Tak hanya itu, reli juga merembet ke komoditas lain. Platinum melonjak sekitar 40% dalam sebulan terakhir, sementara tembaga telah menguat 45% sejak awal tahun, menandakan sentimen positif yang meluas di pasar logam.

Rekomendasi Beli dan Jual

Penulis buku Rich Dad Poor Dad, Robert Kiyosaki, menjadi salah satu tokoh paling vokal merekomendasikan perak. Ia menyebut perak sebagai aset yang sangat layak dibeli, bahkan menyebutnya sebagai salah satu peluang investasi terbaik saat ini.

Kiyosaki menilai perak masih sangat terjangkau, memiliki permintaan industri tinggi, dan pasokan yang semakin terbatas. Ia memprediksi harga perak berpotensi naik dua hingga tiga kali lipat pada 2025.

Pandangan serupa juga disampaikan pengamat mata uang dan komoditas Ibrahim Assuabi, yang melihat pergeseran minat investor dari emas ke perak. Menurutnya, perak menjadi alternatif safe haven yang lebih terjangkau, terutama untuk investasi jangka menengah hingga panjang (3–5 tahun).

Meski didorong faktor struktural yang kuat, para analis mengingatkan investasi perak tidak lepas dari risiko. Volatilitas tinggi, likuiditas yang lebih rendah dibanding emas, serta spread jual-beli perak fisik yang bisa mencapai 20–30%, menjadi catatan penting bagi investor.

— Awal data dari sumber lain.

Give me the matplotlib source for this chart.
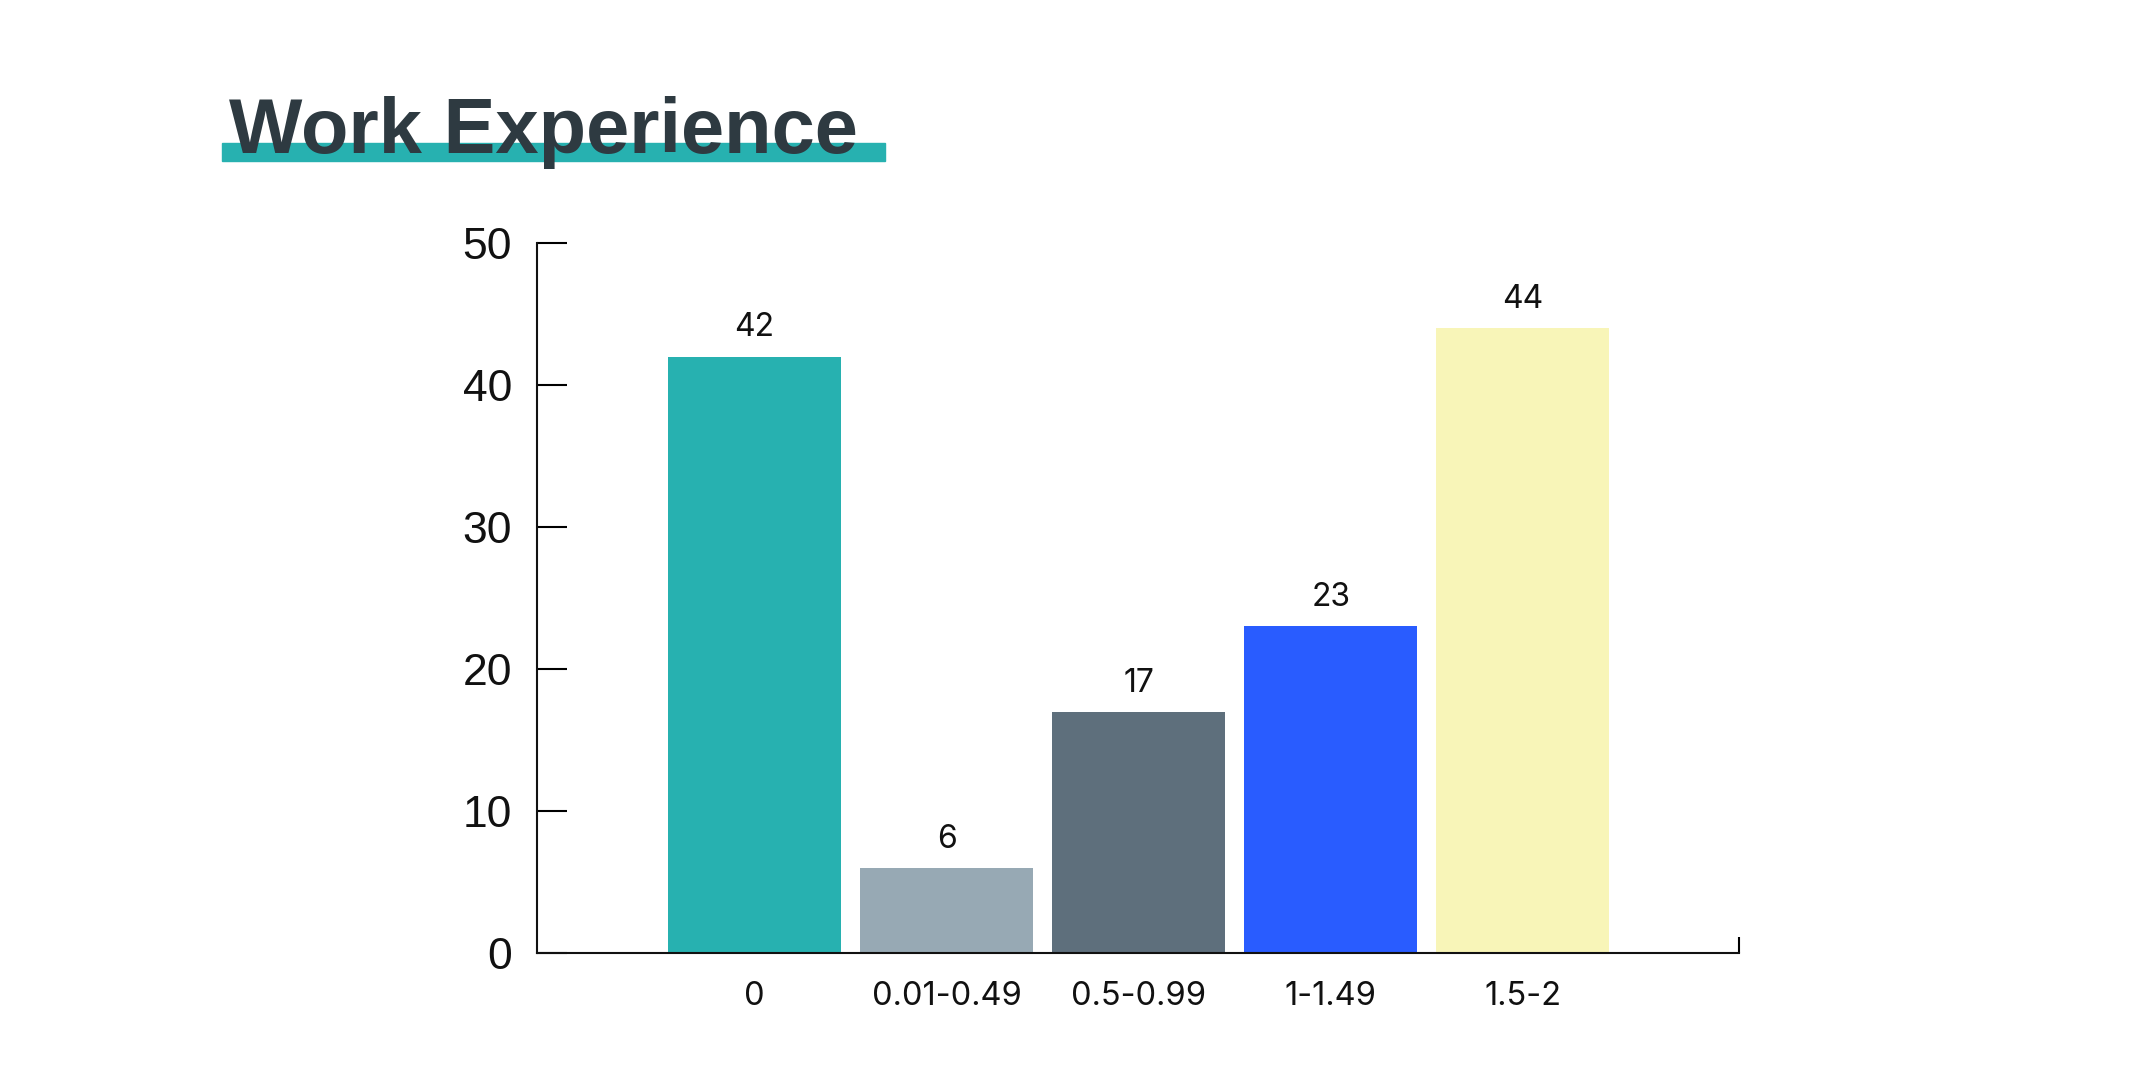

Para ahli menyarankan perak ditempatkan sebagai bagian dari strategi diversifikasi portofolio, bukan sebagai satu-satunya aset investasi. Kenaikan harga perak saat ini dinilai lebih solid dibanding reli spekulatif masa lalu. Kombinasi defisit pasokan, lonjakan permintaan industri, pengetatan ekspor China, serta pelonggaran moneter global menjadi fondasi utama penguatan harga.

Namun, investor tetap diingatkan untuk mewaspadai perubahan sentimen pasar dan potensi intervensi regulator. Peluang besar terbuka, tetapi risiko volatilitas ekstrem tetap menjadi bayangan yang tak bisa diabaikan.